### WHAT IS NEEDED
Transcribe all of the records word for word, but omit the pictures.

Collected data entries
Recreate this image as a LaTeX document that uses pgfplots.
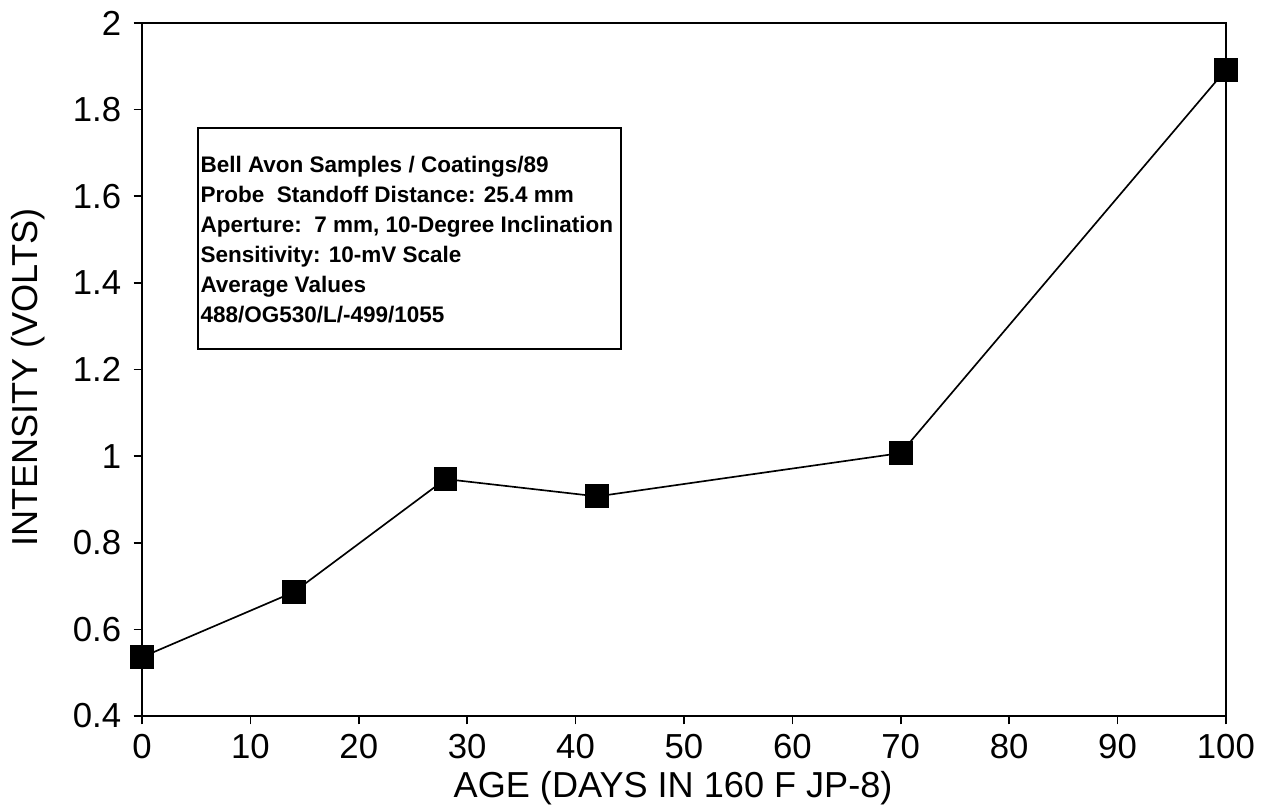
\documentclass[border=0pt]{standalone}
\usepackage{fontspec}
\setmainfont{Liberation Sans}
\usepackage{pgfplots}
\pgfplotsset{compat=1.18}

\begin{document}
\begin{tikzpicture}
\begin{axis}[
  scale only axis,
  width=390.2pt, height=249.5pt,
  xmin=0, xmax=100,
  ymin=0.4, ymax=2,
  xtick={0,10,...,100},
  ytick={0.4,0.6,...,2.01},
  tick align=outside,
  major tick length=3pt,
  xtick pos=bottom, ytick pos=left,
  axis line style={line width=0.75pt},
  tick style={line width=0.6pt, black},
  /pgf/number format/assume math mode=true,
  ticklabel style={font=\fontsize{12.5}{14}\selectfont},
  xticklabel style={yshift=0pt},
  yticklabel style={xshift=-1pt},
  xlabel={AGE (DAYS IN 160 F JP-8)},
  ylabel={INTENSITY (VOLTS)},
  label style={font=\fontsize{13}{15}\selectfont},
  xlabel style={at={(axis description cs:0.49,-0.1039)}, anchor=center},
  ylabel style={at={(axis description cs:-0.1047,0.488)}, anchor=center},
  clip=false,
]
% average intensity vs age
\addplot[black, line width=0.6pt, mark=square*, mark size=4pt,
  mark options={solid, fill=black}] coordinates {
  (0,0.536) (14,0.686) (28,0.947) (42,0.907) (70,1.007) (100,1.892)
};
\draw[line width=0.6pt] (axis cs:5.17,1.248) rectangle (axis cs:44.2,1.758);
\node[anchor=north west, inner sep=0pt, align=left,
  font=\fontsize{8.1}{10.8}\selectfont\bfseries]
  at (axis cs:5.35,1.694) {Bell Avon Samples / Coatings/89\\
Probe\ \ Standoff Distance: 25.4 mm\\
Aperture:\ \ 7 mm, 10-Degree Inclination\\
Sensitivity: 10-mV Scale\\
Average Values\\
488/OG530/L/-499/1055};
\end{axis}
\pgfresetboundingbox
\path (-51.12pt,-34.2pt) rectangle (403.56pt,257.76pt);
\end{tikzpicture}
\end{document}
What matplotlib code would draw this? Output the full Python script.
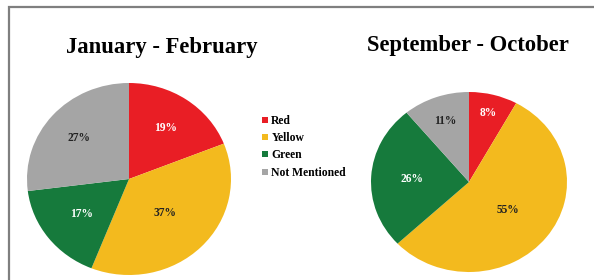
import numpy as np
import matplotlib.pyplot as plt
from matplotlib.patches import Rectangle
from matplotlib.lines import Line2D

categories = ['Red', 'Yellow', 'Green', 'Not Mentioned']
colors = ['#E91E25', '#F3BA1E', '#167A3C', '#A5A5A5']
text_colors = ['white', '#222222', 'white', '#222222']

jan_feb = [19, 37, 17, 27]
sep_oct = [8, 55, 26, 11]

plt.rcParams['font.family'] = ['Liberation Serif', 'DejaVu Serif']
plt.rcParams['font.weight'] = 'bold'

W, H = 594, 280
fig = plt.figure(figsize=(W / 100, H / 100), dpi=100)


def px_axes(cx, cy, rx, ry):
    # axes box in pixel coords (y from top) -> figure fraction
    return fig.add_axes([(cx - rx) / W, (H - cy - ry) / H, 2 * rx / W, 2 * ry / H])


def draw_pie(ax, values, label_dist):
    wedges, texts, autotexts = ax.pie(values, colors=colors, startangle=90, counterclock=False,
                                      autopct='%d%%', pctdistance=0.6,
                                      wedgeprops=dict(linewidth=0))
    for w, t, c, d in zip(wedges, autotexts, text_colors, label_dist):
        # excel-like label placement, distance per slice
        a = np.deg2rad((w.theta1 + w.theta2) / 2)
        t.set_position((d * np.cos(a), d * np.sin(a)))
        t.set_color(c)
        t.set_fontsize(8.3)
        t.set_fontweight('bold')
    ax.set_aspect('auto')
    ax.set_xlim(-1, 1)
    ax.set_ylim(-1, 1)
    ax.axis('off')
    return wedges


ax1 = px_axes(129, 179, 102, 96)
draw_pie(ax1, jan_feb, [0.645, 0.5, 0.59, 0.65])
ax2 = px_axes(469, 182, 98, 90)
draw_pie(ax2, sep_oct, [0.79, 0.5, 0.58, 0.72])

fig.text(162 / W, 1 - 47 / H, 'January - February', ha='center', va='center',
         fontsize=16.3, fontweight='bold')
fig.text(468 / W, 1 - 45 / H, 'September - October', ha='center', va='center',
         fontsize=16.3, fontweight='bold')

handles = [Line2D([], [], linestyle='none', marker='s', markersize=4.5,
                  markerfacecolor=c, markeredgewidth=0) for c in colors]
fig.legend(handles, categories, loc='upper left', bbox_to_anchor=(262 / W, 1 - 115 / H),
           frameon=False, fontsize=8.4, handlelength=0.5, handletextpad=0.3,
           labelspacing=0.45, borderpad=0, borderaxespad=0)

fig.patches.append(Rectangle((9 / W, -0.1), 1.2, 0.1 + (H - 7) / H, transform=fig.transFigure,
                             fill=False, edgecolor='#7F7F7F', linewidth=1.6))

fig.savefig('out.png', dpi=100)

### RESULT OF THE TASK
Recreate this image as a LaTeX document that uses pgfplots.
\documentclass[border=0pt]{standalone}
\usepackage{fontspec}
\setmainfont{Liberation Sans}
\usepackage{pgfplots}
\pgfplotsset{compat=1.18}

\begin{document}
\begin{tikzpicture}
\begin{axis}[
  scale only axis,
  width=390.2pt, height=249.5pt,
  xmin=0, xmax=100,
  ymin=0.4, ymax=2,
  xtick={0,10,...,100},
  ytick={0.4,0.6,...,2.01},
  tick align=outside,
  major tick length=3pt,
  xtick pos=bottom, ytick pos=left,
  axis line style={line width=0.75pt},
  tick style={line width=0.6pt, black},
  /pgf/number format/assume math mode=true,
  ticklabel style={font=\fontsize{12.5}{14}\selectfont},
  xticklabel style={yshift=0pt},
  yticklabel style={xshift=-1pt},
  xlabel={AGE (DAYS IN 160 F JP-8)},
  ylabel={INTENSITY (VOLTS)},
  label style={font=\fontsize{13}{15}\selectfont},
  xlabel style={at={(axis description cs:0.49,-0.1039)}, anchor=center},
  ylabel style={at={(axis description cs:-0.1047,0.488)}, anchor=center},
  clip=false,
]
% average intensity vs age
\addplot[black, line width=0.6pt, mark=square*, mark size=4pt,
  mark options={solid, fill=black}] coordinates {
  (0,0.536) (14,0.686) (28,0.947) (42,0.907) (70,1.007) (100,1.892)
};
\draw[line width=0.6pt] (axis cs:5.17,1.248) rectangle (axis cs:44.2,1.758);
\node[anchor=north west, inner sep=0pt, align=left,
  font=\fontsize{8.1}{10.8}\selectfont\bfseries]
  at (axis cs:5.35,1.694) {Bell Avon Samples / Coatings/89\\
Probe\ \ Standoff Distance: 25.4 mm\\
Aperture:\ \ 7 mm, 10-Degree Inclination\\
Sensitivity: 10-mV Scale\\
Average Values\\
488/OG530/L/-499/1055};
\end{axis}
\pgfresetboundingbox
\path (-51.12pt,-34.2pt) rectangle (403.56pt,257.76pt);
\end{tikzpicture}
\end{document}
What matplotlib code would draw this? Output the full Python script.
import numpy as np
import matplotlib.pyplot as plt
from matplotlib.patches import Rectangle
from matplotlib.lines import Line2D

categories = ['Red', 'Yellow', 'Green', 'Not Mentioned']
colors = ['#E91E25', '#F3BA1E', '#167A3C', '#A5A5A5']
text_colors = ['white', '#222222', 'white', '#222222']

jan_feb = [19, 37, 17, 27]
sep_oct = [8, 55, 26, 11]

plt.rcParams['font.family'] = ['Liberation Serif', 'DejaVu Serif']
plt.rcParams['font.weight'] = 'bold'

W, H = 594, 280
fig = plt.figure(figsize=(W / 100, H / 100), dpi=100)


def px_axes(cx, cy, rx, ry):
    # axes box in pixel coords (y from top) -> figure fraction
    return fig.add_axes([(cx - rx) / W, (H - cy - ry) / H, 2 * rx / W, 2 * ry / H])


def draw_pie(ax, values, label_dist):
    wedges, texts, autotexts = ax.pie(values, colors=colors, startangle=90, counterclock=False,
                                      autopct='%d%%', pctdistance=0.6,
                                      wedgeprops=dict(linewidth=0))
    for w, t, c, d in zip(wedges, autotexts, text_colors, label_dist):
        # excel-like label placement, distance per slice
        a = np.deg2rad((w.theta1 + w.theta2) / 2)
        t.set_position((d * np.cos(a), d * np.sin(a)))
        t.set_color(c)
        t.set_fontsize(8.3)
        t.set_fontweight('bold')
    ax.set_aspect('auto')
    ax.set_xlim(-1, 1)
    ax.set_ylim(-1, 1)
    ax.axis('off')
    return wedges


ax1 = px_axes(129, 179, 102, 96)
draw_pie(ax1, jan_feb, [0.645, 0.5, 0.59, 0.65])
ax2 = px_axes(469, 182, 98, 90)
draw_pie(ax2, sep_oct, [0.79, 0.5, 0.58, 0.72])

fig.text(162 / W, 1 - 47 / H, 'January - February', ha='center', va='center',
         fontsize=16.3, fontweight='bold')
fig.text(468 / W, 1 - 45 / H, 'September - October', ha='center', va='center',
         fontsize=16.3, fontweight='bold')

handles = [Line2D([], [], linestyle='none', marker='s', markersize=4.5,
                  markerfacecolor=c, markeredgewidth=0) for c in colors]
fig.legend(handles, categories, loc='upper left', bbox_to_anchor=(262 / W, 1 - 115 / H),
           frameon=False, fontsize=8.4, handlelength=0.5, handletextpad=0.3,
           labelspacing=0.45, borderpad=0, borderaxespad=0)

fig.patches.append(Rectangle((9 / W, -0.1), 1.2, 0.1 + (H - 7) / H, transform=fig.transFigure,
                             fill=False, edgecolor='#7F7F7F', linewidth=1.6))

fig.savefig('out.png', dpi=100)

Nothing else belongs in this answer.